TIME: 1:30-2:30 pm,  Tuesday, November 18, 2008

PLACE: CSE 503  

SPEAKER: Ben Recht
         Cal Tech

TITLE: Pulling Rank: Inference from Incomplete Data


ABSTRACT: 

How can we infer answers from a survey that is only partially filled
out? Suppose we ask a large collection of individuals a series of
questions.  We collect some data but, unfortunately, many questions
are left unanswered. Is it possible for us to make an educated guess
about what the missing answers should be?
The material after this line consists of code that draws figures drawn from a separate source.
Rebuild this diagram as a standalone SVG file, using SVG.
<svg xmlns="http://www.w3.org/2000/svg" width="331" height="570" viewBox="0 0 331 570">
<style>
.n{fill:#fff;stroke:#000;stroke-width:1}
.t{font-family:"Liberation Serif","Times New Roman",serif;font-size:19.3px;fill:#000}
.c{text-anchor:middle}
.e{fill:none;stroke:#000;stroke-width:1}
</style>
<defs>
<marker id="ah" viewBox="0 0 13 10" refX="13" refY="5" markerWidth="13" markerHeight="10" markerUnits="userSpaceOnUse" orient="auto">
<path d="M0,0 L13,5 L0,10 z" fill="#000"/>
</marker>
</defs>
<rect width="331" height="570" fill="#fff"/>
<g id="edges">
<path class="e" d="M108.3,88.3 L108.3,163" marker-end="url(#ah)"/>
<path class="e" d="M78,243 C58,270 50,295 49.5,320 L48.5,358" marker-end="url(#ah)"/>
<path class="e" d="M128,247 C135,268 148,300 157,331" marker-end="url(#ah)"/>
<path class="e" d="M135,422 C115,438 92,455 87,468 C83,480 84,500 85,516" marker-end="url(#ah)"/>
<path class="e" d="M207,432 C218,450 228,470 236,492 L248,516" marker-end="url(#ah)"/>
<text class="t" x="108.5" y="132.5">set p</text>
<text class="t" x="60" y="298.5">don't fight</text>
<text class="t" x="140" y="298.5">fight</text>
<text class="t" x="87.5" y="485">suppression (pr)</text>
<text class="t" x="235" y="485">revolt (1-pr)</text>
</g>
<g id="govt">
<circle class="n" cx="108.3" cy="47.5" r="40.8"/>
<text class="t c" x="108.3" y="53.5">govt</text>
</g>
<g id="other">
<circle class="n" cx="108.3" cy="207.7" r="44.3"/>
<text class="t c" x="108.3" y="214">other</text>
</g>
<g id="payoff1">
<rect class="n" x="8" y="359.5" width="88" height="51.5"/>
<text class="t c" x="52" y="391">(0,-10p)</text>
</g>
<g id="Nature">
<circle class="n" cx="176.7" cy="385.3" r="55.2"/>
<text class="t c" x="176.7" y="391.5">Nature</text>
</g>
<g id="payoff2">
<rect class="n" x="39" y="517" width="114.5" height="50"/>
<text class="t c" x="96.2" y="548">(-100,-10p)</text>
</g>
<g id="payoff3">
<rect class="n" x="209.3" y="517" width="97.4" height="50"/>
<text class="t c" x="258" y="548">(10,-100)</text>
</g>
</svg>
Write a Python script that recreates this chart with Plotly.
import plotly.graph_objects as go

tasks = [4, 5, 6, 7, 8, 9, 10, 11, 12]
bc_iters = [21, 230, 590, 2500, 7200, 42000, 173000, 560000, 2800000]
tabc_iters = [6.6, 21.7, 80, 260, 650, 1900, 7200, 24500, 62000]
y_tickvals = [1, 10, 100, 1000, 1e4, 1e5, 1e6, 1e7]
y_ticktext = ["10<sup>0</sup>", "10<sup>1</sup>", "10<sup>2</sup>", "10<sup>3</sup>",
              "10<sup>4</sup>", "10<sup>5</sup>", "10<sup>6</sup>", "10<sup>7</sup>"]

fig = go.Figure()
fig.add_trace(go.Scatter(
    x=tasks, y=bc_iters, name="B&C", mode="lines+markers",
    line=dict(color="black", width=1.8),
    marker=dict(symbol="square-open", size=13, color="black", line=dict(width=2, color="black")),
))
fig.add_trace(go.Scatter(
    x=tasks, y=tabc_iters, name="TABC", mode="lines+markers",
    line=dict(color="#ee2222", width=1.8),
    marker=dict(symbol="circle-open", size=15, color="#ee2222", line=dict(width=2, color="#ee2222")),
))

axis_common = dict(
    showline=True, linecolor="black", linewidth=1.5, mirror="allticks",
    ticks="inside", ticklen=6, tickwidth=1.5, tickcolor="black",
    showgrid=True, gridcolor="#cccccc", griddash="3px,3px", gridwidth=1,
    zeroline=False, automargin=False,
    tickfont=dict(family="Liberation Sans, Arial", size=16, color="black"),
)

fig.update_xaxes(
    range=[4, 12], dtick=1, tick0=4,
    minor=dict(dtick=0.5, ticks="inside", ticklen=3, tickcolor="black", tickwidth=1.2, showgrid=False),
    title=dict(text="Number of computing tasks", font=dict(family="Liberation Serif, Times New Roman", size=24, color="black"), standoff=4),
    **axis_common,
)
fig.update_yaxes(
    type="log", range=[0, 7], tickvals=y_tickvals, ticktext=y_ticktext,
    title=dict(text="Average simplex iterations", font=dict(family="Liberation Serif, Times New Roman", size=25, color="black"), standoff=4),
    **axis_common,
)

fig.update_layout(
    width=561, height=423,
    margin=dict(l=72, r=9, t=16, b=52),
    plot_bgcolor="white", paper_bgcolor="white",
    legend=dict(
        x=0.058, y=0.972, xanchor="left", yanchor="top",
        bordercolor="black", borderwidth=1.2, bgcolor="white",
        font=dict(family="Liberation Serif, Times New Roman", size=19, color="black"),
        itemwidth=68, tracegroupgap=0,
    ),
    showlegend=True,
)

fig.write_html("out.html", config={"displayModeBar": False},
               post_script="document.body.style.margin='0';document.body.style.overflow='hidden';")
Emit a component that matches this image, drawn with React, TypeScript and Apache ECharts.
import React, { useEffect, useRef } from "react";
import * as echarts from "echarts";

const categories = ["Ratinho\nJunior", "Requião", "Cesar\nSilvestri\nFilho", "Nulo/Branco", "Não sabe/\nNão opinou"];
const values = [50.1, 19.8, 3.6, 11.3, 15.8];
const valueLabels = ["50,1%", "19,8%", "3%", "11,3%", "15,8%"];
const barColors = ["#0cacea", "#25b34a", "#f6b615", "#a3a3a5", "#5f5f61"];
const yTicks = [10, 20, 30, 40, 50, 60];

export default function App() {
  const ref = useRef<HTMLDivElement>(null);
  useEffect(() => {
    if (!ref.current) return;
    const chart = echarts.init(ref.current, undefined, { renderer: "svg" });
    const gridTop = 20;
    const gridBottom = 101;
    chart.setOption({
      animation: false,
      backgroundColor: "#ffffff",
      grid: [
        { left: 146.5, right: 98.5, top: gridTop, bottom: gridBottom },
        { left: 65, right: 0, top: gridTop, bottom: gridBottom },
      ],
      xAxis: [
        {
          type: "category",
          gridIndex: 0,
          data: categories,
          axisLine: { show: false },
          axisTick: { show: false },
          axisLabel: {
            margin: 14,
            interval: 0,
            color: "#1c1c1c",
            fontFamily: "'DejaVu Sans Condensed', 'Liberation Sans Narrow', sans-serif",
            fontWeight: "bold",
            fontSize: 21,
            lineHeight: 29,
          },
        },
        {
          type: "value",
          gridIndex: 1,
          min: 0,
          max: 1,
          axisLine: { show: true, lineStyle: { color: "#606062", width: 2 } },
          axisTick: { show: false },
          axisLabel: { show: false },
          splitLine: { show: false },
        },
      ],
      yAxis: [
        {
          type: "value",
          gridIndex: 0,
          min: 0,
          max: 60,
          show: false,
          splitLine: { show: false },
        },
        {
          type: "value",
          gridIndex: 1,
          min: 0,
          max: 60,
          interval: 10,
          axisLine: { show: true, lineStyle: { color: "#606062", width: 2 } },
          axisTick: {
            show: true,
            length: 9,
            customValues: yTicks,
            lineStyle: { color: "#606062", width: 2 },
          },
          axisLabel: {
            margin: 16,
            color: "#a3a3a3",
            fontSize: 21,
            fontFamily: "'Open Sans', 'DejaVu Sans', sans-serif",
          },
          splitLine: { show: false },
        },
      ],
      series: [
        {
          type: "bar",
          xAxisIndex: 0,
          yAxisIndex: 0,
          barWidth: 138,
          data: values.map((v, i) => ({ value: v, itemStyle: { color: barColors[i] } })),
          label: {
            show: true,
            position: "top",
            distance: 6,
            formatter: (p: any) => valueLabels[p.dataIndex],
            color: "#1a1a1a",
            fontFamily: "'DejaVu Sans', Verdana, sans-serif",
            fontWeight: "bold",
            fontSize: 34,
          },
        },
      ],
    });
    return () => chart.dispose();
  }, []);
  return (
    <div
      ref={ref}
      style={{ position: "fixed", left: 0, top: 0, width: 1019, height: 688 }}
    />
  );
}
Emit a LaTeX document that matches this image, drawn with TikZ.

How can we make such a
guess?  In general, with no additional assumptions, this is
impossible.  However, if we assume that we can arrange all of the
answers into a low rank matrix, there is often a unique assignment for
the missing entries.

In this talk, I will discuss very general settings in which one can
perfectly recover all of the missing entries of a low-rank matrix from
a sufficiently large random subset of entries by solving a convex
programming problem. Out of all of the matrices whose entries agree
with the given subset, this program finds the matrix with the minimum
nuclear norm (also known as the Ky-Fan norm or the Schatten 1-norm). I
will show that if the number of sampled entries is greater than C
n^{1.25} r log n for some positive numerical constant C, then with
very high probability, most n x n matrices of rank r are perfectly
recovered by the nuclear norm heuristic.  The techniques for proving
the main results build upon geometric ideas from the the recent
literature on "Compressed Sensing" together with probabilistic tools
such as the powerful techniques of Bourgain and of Rudelson for
bounding norms of operators between Banach spaces.  These results
illustrate a general program for perfectly reconstructing geometric
objects from very limited information.


BIO:
Benjamin Recht is a senior postdoctoral fellow at Center for the
Mathematics of Information---a multidisciplinary research center
established to promote information science and technology at
Caltech. His research focuses on scalable computational tools based on
convex optimization and randomized algorithms for large-scale data
analysis, system identification, machine learning, and mathematical
physiology. Benjamin received his B.S. with honors in Mathematics from
the University of Chicago in 2000, and received a M.S. in 2002 and PhD
in 2006 from the MIT Media Laboratory.